Source code of charts
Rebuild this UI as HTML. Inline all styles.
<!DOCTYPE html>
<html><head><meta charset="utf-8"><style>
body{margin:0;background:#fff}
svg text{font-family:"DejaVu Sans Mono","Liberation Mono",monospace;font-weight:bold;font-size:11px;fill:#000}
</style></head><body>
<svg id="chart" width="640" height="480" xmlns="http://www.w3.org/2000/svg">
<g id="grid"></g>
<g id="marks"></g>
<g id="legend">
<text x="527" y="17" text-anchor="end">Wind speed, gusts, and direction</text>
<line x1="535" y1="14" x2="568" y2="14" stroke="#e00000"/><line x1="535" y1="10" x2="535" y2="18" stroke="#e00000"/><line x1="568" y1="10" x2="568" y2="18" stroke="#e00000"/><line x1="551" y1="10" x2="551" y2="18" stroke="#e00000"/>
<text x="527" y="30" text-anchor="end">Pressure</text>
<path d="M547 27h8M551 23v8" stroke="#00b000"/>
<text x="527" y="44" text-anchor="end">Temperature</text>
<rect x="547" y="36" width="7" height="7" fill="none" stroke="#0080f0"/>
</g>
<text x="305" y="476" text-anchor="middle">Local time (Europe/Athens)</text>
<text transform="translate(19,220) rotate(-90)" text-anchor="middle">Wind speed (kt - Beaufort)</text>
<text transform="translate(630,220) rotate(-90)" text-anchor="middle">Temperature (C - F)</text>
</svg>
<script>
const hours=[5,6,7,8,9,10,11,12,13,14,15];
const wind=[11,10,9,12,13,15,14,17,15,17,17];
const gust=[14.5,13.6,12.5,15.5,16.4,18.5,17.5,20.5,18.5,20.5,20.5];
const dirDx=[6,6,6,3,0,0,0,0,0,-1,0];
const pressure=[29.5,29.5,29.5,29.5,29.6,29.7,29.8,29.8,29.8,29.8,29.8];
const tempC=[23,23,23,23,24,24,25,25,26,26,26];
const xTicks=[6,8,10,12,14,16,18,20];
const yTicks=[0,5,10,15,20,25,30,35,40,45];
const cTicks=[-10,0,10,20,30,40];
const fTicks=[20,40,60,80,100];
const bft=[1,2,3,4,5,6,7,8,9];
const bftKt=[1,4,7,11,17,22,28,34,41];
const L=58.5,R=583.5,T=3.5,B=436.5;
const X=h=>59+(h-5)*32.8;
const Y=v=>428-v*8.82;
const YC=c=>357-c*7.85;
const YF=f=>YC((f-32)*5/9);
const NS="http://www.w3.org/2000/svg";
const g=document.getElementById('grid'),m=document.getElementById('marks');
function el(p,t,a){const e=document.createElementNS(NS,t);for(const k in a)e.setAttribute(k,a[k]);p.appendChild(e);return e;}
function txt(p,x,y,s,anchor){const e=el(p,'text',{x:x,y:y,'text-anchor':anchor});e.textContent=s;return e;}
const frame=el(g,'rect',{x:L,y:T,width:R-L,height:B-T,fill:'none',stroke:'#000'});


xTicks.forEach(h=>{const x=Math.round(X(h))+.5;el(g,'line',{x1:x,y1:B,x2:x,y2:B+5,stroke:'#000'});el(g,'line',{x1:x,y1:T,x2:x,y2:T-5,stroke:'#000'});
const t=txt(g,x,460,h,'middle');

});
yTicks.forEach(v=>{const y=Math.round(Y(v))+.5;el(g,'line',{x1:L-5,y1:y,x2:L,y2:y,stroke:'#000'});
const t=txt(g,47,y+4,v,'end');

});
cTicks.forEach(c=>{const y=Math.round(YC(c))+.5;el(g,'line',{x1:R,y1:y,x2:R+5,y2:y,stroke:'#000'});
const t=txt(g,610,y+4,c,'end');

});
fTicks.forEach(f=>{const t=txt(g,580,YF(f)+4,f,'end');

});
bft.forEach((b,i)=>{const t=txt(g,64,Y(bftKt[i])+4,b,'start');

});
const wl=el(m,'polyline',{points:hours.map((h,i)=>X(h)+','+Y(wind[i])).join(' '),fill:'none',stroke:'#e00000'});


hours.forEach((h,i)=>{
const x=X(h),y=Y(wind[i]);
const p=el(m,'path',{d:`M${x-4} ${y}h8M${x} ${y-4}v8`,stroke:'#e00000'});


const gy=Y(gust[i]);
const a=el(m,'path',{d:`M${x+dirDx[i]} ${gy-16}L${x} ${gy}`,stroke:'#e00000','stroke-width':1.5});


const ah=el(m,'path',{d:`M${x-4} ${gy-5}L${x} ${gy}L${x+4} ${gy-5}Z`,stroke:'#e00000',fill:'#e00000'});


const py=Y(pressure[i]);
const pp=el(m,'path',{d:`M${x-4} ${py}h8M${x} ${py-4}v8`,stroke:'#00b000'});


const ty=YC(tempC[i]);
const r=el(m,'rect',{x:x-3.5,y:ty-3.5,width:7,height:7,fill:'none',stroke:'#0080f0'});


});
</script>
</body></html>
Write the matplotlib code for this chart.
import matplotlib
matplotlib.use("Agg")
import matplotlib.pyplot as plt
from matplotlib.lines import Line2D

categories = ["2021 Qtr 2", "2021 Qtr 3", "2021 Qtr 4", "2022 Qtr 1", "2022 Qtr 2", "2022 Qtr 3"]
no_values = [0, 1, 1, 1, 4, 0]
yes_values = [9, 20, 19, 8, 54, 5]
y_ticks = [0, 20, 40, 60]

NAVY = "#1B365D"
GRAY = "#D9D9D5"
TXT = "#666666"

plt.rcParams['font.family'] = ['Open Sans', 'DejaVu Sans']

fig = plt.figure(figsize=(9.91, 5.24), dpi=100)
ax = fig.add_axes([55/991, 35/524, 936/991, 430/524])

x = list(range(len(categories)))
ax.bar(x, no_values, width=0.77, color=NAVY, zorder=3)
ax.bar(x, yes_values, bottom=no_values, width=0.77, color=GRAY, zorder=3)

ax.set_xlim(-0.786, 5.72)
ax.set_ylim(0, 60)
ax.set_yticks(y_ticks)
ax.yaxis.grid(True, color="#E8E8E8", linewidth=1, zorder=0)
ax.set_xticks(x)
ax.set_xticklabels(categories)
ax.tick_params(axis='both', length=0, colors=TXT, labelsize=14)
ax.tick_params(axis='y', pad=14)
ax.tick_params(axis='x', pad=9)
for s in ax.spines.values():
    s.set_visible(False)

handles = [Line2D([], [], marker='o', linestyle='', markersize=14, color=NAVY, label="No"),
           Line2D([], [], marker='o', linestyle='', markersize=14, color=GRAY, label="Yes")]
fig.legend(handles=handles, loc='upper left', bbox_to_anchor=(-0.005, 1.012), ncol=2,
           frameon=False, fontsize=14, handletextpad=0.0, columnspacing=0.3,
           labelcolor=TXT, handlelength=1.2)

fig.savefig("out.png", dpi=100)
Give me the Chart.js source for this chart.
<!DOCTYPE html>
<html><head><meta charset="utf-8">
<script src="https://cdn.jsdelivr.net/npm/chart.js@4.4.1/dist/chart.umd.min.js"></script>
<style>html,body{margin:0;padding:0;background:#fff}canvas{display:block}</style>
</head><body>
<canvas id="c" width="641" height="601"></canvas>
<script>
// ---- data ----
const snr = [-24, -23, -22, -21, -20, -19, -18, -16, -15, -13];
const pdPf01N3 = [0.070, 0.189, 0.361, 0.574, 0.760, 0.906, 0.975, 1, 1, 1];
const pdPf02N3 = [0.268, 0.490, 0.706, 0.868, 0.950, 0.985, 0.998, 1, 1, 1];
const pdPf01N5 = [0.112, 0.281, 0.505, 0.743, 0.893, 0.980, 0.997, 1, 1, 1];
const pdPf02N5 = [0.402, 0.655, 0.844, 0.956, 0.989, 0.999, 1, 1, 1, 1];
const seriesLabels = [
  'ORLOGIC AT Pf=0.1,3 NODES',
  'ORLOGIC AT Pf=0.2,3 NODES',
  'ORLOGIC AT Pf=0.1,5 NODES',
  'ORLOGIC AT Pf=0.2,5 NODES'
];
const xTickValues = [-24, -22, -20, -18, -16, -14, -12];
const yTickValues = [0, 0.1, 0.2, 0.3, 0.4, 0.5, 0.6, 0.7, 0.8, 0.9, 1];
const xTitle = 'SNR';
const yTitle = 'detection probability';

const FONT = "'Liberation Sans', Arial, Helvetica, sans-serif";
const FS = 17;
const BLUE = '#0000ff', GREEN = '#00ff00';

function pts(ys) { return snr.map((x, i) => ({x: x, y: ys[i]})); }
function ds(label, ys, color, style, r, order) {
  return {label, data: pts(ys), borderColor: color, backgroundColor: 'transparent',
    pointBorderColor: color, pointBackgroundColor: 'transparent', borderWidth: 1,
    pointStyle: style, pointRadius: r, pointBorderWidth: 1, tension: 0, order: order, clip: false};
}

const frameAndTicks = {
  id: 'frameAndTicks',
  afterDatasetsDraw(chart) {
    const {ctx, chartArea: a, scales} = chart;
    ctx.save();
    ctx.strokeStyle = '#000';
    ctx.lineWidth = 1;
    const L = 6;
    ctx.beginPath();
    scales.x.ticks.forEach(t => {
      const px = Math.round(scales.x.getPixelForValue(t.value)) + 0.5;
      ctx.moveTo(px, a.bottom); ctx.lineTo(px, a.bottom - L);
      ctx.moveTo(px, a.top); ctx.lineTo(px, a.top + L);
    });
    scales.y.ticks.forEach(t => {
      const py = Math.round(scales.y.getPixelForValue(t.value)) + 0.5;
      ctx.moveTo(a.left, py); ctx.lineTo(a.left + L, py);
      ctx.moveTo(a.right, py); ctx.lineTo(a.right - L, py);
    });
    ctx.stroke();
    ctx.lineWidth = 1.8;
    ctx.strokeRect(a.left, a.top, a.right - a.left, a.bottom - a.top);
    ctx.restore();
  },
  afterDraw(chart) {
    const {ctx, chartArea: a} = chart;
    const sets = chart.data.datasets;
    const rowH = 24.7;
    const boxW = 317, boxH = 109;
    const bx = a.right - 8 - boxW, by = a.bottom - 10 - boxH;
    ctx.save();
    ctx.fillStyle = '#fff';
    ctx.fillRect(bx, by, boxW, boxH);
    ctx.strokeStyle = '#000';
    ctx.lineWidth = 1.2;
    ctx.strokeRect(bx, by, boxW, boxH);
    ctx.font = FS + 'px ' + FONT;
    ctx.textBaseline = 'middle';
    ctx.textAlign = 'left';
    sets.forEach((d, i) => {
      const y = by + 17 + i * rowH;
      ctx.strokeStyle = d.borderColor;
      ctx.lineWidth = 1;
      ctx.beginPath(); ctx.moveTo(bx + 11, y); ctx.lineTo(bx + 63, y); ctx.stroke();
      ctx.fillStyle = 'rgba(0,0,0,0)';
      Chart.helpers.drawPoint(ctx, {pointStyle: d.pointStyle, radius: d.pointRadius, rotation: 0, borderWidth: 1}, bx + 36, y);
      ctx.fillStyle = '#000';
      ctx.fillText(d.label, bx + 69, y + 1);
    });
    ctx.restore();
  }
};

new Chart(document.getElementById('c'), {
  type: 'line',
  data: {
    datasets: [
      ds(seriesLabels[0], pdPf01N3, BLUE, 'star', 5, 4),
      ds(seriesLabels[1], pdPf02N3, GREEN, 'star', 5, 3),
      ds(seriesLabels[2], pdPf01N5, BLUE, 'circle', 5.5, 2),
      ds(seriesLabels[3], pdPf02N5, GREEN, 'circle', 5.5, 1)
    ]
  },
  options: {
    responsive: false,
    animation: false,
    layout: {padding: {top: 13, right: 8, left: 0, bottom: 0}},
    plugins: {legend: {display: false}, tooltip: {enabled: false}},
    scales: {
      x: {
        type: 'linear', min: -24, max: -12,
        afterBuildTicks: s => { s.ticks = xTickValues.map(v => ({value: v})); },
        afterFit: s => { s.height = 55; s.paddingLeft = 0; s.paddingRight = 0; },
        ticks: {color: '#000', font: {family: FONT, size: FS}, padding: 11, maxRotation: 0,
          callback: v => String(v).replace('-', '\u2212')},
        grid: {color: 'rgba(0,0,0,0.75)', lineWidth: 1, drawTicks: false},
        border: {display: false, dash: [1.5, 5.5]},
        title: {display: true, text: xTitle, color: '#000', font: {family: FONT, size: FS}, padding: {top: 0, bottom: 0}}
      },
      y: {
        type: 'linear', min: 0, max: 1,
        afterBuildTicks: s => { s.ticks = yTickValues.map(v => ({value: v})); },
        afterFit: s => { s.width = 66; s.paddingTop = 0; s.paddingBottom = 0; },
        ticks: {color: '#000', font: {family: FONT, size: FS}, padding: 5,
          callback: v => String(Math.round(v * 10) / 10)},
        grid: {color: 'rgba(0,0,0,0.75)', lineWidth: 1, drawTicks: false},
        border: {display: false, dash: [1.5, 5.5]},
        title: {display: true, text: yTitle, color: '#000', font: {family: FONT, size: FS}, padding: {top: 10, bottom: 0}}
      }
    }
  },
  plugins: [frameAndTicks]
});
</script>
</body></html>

JOB: Find each line with the string "matplotlib" and copy it out.

OUTPUT FOR THIS EXERCISE:
Write the matplotlib code for this chart.
import matplotlib
matplotlib.use("Agg")
import matplotlib.pyplot as plt
from matplotlib.lines import Line2D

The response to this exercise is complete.